BEGIN
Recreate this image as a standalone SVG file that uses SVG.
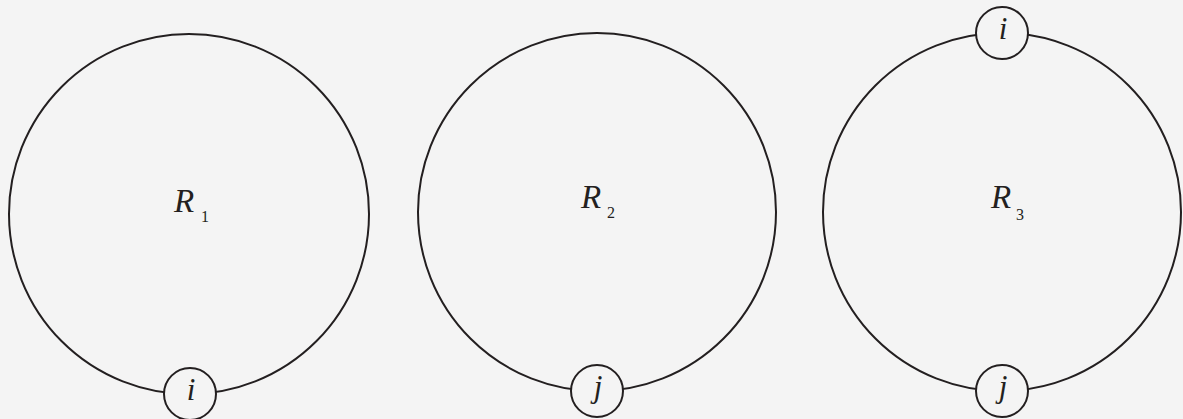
<svg xmlns="http://www.w3.org/2000/svg" width="1183" height="419" viewBox="0 0 1183 419">
<style>
.big{fill:none;stroke:#231f20;stroke-width:2}
.small{fill:#f4f4f4;stroke:#231f20;stroke-width:2}
text{font-family:'Liberation Serif','Times New Roman','DejaVu Serif',serif;fill:#231f20}
.lbl{font-style:italic;font-size:33px}
.sub{font-size:16px}
.nl{font-style:italic;font-size:31px;text-anchor:middle}
</style>
<rect width="1183" height="419" fill="#f4f4f4"/>
<g id="region-R1">
<circle class="big" cx="189" cy="214" r="180"/>
<text class="lbl" x="174" y="212">R</text><text class="sub" x="201" y="222">1</text>
</g>
<g id="region-R2">
<circle class="big" cx="597" cy="212" r="179"/>
<text class="lbl" x="581" y="208">R</text><text class="sub" x="607" y="218">2</text>
</g>
<g id="region-R3">
<circle class="big" cx="1002" cy="212" r="179"/>
<text class="lbl" x="991" y="208">R</text><text class="sub" x="1016" y="220">3</text>
</g>
<g id="connectors"></g>
<g id="node-R1-i">
<circle class="small" cx="190" cy="394" r="26"/>
<text class="nl" x="191" y="400">i</text>
</g>
<g id="node-R2-j">
<circle class="small" cx="597" cy="391" r="26"/>
<text class="nl" x="598" y="397">j</text>
</g>
<g id="node-R3-i">
<circle class="small" cx="1002" cy="33" r="26"/>
<text class="nl" x="1003" y="39">i</text>
</g>
<g id="node-R3-j">
<circle class="small" cx="1002" cy="391" r="26"/>
<text class="nl" x="1003" y="397">j</text>
</g>
</svg>
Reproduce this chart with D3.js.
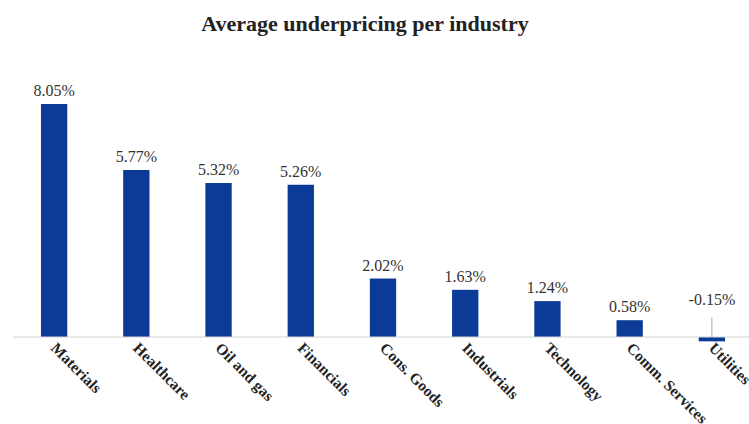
<!DOCTYPE html>
<html>
<head>
<meta charset="utf-8">
<script src="https://cdn.jsdelivr.net/npm/d3@7"></script>
<style>
  html, body { margin: 0; padding: 0; background: #fff; }
  svg { display: block; }
</style>
</head>
<body>
<svg id="chart" width="749" height="424"></svg>
<script>
// Average underpricing by industry (%)
const industries = ["Materials", "Healthcare", "Oil and gas", "Financials", "Cons. Goods",
                    "Industrials", "Technology", "Comm. Services", "Utilities"];
const underpricing = [8.05, 5.77, 5.32, 5.26, 2.02, 1.63, 1.24, 0.58, -0.15];
const valueLabels = ["8.05%", "5.77%", "5.32%", "5.26%", "2.02%", "1.63%", "1.24%", "0.58%", "-0.15%"];

const svg = d3.select("#chart");
const W = 749, H = 424;

const x = d3.scaleBand().domain(industries).range([13, 753]).paddingInner(0.68).paddingOuter(0.34);
const y = d3.scaleLinear().domain([0, 8.05]).range([337, 104]);

const serif = "'Liberation Serif', 'Times New Roman', serif";

// Title
svg.append("text")
  .attr("x", 365).attr("y", 31)
  .attr("text-anchor", "middle")
  .attr("font-family", serif)
  .attr("font-weight", "bold")
  .attr("font-size", 22)
  .attr("fill", "#222")
  .text("Average underpricing per industry");

// Bars
svg.append("g").selectAll("rect")
  .data(industries)
  .join("rect")
  .attr("x", d => x(d))
  .attr("width", x.bandwidth())
  .attr("y", (d, i) => y(Math.max(0, underpricing[i])))
  .attr("height", (d, i) => Math.abs(y(underpricing[i]) - y(0)))
  .attr("fill", "#0b3b96");

// Zero baseline
svg.append("line")
  .attr("x1", 13).attr("x2", W)
  .attr("y1", y(0)).attr("y2", y(0))
  .attr("stroke", "#d4d4d4").attr("stroke-width", 1.2);

// Value labels (negative values sit above the axis with a leader line)
const labelY = (v) => v >= 0 ? y(v) - 8 : y(0) - 32;
svg.append("g").selectAll("text")
  .data(industries)
  .join("text")
  .attr("x", d => x(d) + x.bandwidth() / 2)
  .attr("y", (d, i) => labelY(underpricing[i]))
  .attr("text-anchor", "middle")
  .attr("font-family", serif)
  .attr("font-size", 16)
  .attr("fill", "#333")
  .text((d, i) => valueLabels[i]);

svg.append("g").selectAll("line")
  .data(industries.filter((d, i) => underpricing[i] < 0))
  .join("line")
  .attr("x1", d => x(d) + x.bandwidth() / 2)
  .attr("x2", d => x(d) + x.bandwidth() / 2)
  .attr("y1", y(0) - 20)
  .attr("y2", y(0))
  .attr("stroke", "#aaa").attr("stroke-width", 1);

// Category labels, rotated
svg.append("g").selectAll("text")
  .data(industries)
  .join("text")
  .attr("transform", d => `translate(${x(d) + x.bandwidth() / 2 - 4},${y(0) + 12}) rotate(45)`)
  .attr("text-anchor", "start")
  .attr("font-family", serif)
  .attr("font-weight", "bold")
  .attr("font-size", 15.5)
  .attr("fill", "#222")
  .text(d => d);
</script>
</body>
</html>
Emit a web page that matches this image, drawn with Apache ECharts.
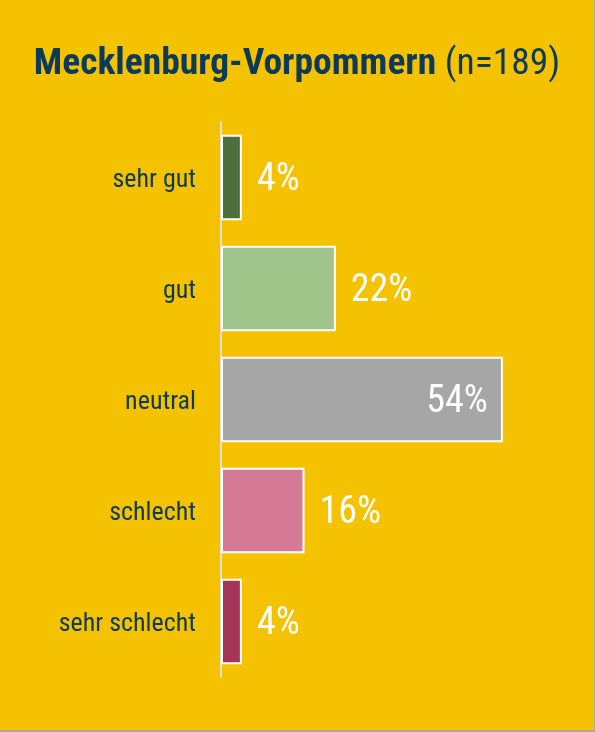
<!DOCTYPE html>
<html>
<head>
<meta charset="utf-8">
<script src="https://cdn.jsdelivr.net/npm/echarts@6/dist/echarts.min.js"></script>
<style>
  html, body { margin: 0; padding: 0; background: #a9a9a9; }
  #chart { width: 594px; height: 730px; background: #F5C200; }
</style>
</head>
<body>
<div id="chart"></div>
<script>
// Daten
const categories = ['sehr gut', 'gut', 'neutral', 'schlecht', 'sehr schlecht'];
const values = [4, 22, 54, 16, 4];
const barColors = ['#4B703E', '#9FC58B', '#A6A6A6', '#D57B96', '#A33658'];

const FONT = "'Roboto Condensed', 'Liberation Sans Narrow', Roboto, sans-serif";

const chart = echarts.init(document.getElementById('chart'));

const option = {
  backgroundColor: '#F5C200',
  title: {
    text: '{b|Mecklenburg-Vorpommern} {n|(n=189)}',
    left: 'center',
    top: 41,
    textStyle: {
      fontFamily: FONT,
      fontSize: 37.5,
      rich: {
        b: { fontFamily: FONT, fontSize: 37.5, fontWeight: 'bold', color: '#0E3A5A' },
        n: { fontFamily: FONT, fontSize: 37.5, fontWeight: 'normal', color: '#0E3A5A' }
      }
    }
  },
  grid: {
    left: 221,
    top: 122,
    width: 313.2,
    height: 555
  },
  xAxis: {
    type: 'value',
    min: 0,
    max: 60,
    show: false
  },
  yAxis: {
    type: 'category',
    data: categories,
    inverse: true,
    axisLine: { show: true, lineStyle: { color: '#E3E0D6', width: 2 } },
    axisTick: { show: false },
    axisLabel: {
      margin: 25,
      formatter: '{a|{value}}',
      rich: {
        a: {
          padding: [5, 0, 0, 0],
          fontFamily: FONT,
          fontSize: 26,
          color: '#0E3A5A'
        }
      }
    }
  },
  series: [{
    type: 'bar',
    barCategoryGap: '23%',
    data: values.map((v, i) => ({
      value: v,
      itemStyle: { color: barColors[i], borderColor: '#ffffff', borderWidth: 2 },
      label: v > 40 ? { position: 'insideRight', distance: 15 } : {}
    })),
    label: {
      show: true,
      position: 'right',
      distance: 15,
      offset: [0, 3],
      formatter: '{c}%',
      fontFamily: FONT,
      fontSize: 38,
      color: '#ffffff'
    }
  }]
};

chart.setOption(option);
</script>
</body>
</html>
END
• _Your goal_
Repeat the data exactly, dropping every picture it holds.

• _Complete output_
Recreate this image as a standalone SVG file that uses SVG.
<svg xmlns="http://www.w3.org/2000/svg" width="1183" height="419" viewBox="0 0 1183 419">
<style>
.big{fill:none;stroke:#231f20;stroke-width:2}
.small{fill:#f4f4f4;stroke:#231f20;stroke-width:2}
text{font-family:'Liberation Serif','Times New Roman','DejaVu Serif',serif;fill:#231f20}
.lbl{font-style:italic;font-size:33px}
.sub{font-size:16px}
.nl{font-style:italic;font-size:31px;text-anchor:middle}
</style>
<rect width="1183" height="419" fill="#f4f4f4"/>
<g id="region-R1">
<circle class="big" cx="189" cy="214" r="180"/>
<text class="lbl" x="174" y="212">R</text><text class="sub" x="201" y="222">1</text>
</g>
<g id="region-R2">
<circle class="big" cx="597" cy="212" r="179"/>
<text class="lbl" x="581" y="208">R</text><text class="sub" x="607" y="218">2</text>
</g>
<g id="region-R3">
<circle class="big" cx="1002" cy="212" r="179"/>
<text class="lbl" x="991" y="208">R</text><text class="sub" x="1016" y="220">3</text>
</g>
<g id="connectors"></g>
<g id="node-R1-i">
<circle class="small" cx="190" cy="394" r="26"/>
<text class="nl" x="191" y="400">i</text>
</g>
<g id="node-R2-j">
<circle class="small" cx="597" cy="391" r="26"/>
<text class="nl" x="598" y="397">j</text>
</g>
<g id="node-R3-i">
<circle class="small" cx="1002" cy="33" r="26"/>
<text class="nl" x="1003" y="39">i</text>
</g>
<g id="node-R3-j">
<circle class="small" cx="1002" cy="391" r="26"/>
<text class="nl" x="1003" y="397">j</text>
</g>
</svg>
Reproduce this chart with D3.js.
<!DOCTYPE html>
<html>
<head>
<meta charset="utf-8">
<script src="https://cdn.jsdelivr.net/npm/d3@7"></script>
<style>
  html, body { margin: 0; padding: 0; background: #fff; }
  svg { display: block; }
</style>
</head>
<body>
<svg id="chart" width="749" height="424"></svg>
<script>
// Average underpricing by industry (%)
const industries = ["Materials", "Healthcare", "Oil and gas", "Financials", "Cons. Goods",
                    "Industrials", "Technology", "Comm. Services", "Utilities"];
const underpricing = [8.05, 5.77, 5.32, 5.26, 2.02, 1.63, 1.24, 0.58, -0.15];
const valueLabels = ["8.05%", "5.77%", "5.32%", "5.26%", "2.02%", "1.63%", "1.24%", "0.58%", "-0.15%"];

const svg = d3.select("#chart");
const W = 749, H = 424;

const x = d3.scaleBand().domain(industries).range([13, 753]).paddingInner(0.68).paddingOuter(0.34);
const y = d3.scaleLinear().domain([0, 8.05]).range([337, 104]);

const serif = "'Liberation Serif', 'Times New Roman', serif";

// Title
svg.append("text")
  .attr("x", 365).attr("y", 31)
  .attr("text-anchor", "middle")
  .attr("font-family", serif)
  .attr("font-weight", "bold")
  .attr("font-size", 22)
  .attr("fill", "#222")
  .text("Average underpricing per industry");

// Bars
svg.append("g").selectAll("rect")
  .data(industries)
  .join("rect")
  .attr("x", d => x(d))
  .attr("width", x.bandwidth())
  .attr("y", (d, i) => y(Math.max(0, underpricing[i])))
  .attr("height", (d, i) => Math.abs(y(underpricing[i]) - y(0)))
  .attr("fill", "#0b3b96");

// Zero baseline
svg.append("line")
  .attr("x1", 13).attr("x2", W)
  .attr("y1", y(0)).attr("y2", y(0))
  .attr("stroke", "#d4d4d4").attr("stroke-width", 1.2);

// Value labels (negative values sit above the axis with a leader line)
const labelY = (v) => v >= 0 ? y(v) - 8 : y(0) - 32;
svg.append("g").selectAll("text")
  .data(industries)
  .join("text")
  .attr("x", d => x(d) + x.bandwidth() / 2)
  .attr("y", (d, i) => labelY(underpricing[i]))
  .attr("text-anchor", "middle")
  .attr("font-family", serif)
  .attr("font-size", 16)
  .attr("fill", "#333")
  .text((d, i) => valueLabels[i]);

svg.append("g").selectAll("line")
  .data(industries.filter((d, i) => underpricing[i] < 0))
  .join("line")
  .attr("x1", d => x(d) + x.bandwidth() / 2)
  .attr("x2", d => x(d) + x.bandwidth() / 2)
  .attr("y1", y(0) - 20)
  .attr("y2", y(0))
  .attr("stroke", "#aaa").attr("stroke-width", 1);

// Category labels, rotated
svg.append("g").selectAll("text")
  .data(industries)
  .join("text")
  .attr("transform", d => `translate(${x(d) + x.bandwidth() / 2 - 4},${y(0) + 12}) rotate(45)`)
  .attr("text-anchor", "start")
  .attr("font-family", serif)
  .attr("font-weight", "bold")
  .attr("font-size", 15.5)
  .attr("fill", "#222")
  .text(d => d);
</script>
</body>
</html>
Emit a web page that matches this image, drawn with Apache ECharts.
<!DOCTYPE html>
<html>
<head>
<meta charset="utf-8">
<script src="https://cdn.jsdelivr.net/npm/echarts@6/dist/echarts.min.js"></script>
<style>
  html, body { margin: 0; padding: 0; background: #a9a9a9; }
  #chart { width: 594px; height: 730px; background: #F5C200; }
</style>
</head>
<body>
<div id="chart"></div>
<script>
// Daten
const categories = ['sehr gut', 'gut', 'neutral', 'schlecht', 'sehr schlecht'];
const values = [4, 22, 54, 16, 4];
const barColors = ['#4B703E', '#9FC58B', '#A6A6A6', '#D57B96', '#A33658'];

const FONT = "'Roboto Condensed', 'Liberation Sans Narrow', Roboto, sans-serif";

const chart = echarts.init(document.getElementById('chart'));

const option = {
  backgroundColor: '#F5C200',
  title: {
    text: '{b|Mecklenburg-Vorpommern} {n|(n=189)}',
    left: 'center',
    top: 41,
    textStyle: {
      fontFamily: FONT,
      fontSize: 37.5,
      rich: {
        b: { fontFamily: FONT, fontSize: 37.5, fontWeight: 'bold', color: '#0E3A5A' },
        n: { fontFamily: FONT, fontSize: 37.5, fontWeight: 'normal', color: '#0E3A5A' }
      }
    }
  },
  grid: {
    left: 221,
    top: 122,
    width: 313.2,
    height: 555
  },
  xAxis: {
    type: 'value',
    min: 0,
    max: 60,
    show: false
  },
  yAxis: {
    type: 'category',
    data: categories,
    inverse: true,
    axisLine: { show: true, lineStyle: { color: '#E3E0D6', width: 2 } },
    axisTick: { show: false },
    axisLabel: {
      margin: 25,
      formatter: '{a|{value}}',
      rich: {
        a: {
          padding: [5, 0, 0, 0],
          fontFamily: FONT,
          fontSize: 26,
          color: '#0E3A5A'
        }
      }
    }
  },
  series: [{
    type: 'bar',
    barCategoryGap: '23%',
    data: values.map((v, i) => ({
      value: v,
      itemStyle: { color: barColors[i], borderColor: '#ffffff', borderWidth: 2 },
      label: v > 40 ? { position: 'insideRight', distance: 15 } : {}
    })),
    label: {
      show: true,
      position: 'right',
      distance: 15,
      offset: [0, 3],
      formatter: '{c}%',
      fontFamily: FONT,
      fontSize: 38,
      color: '#ffffff'
    }
  }]
};

chart.setOption(option);
</script>
</body>
</html>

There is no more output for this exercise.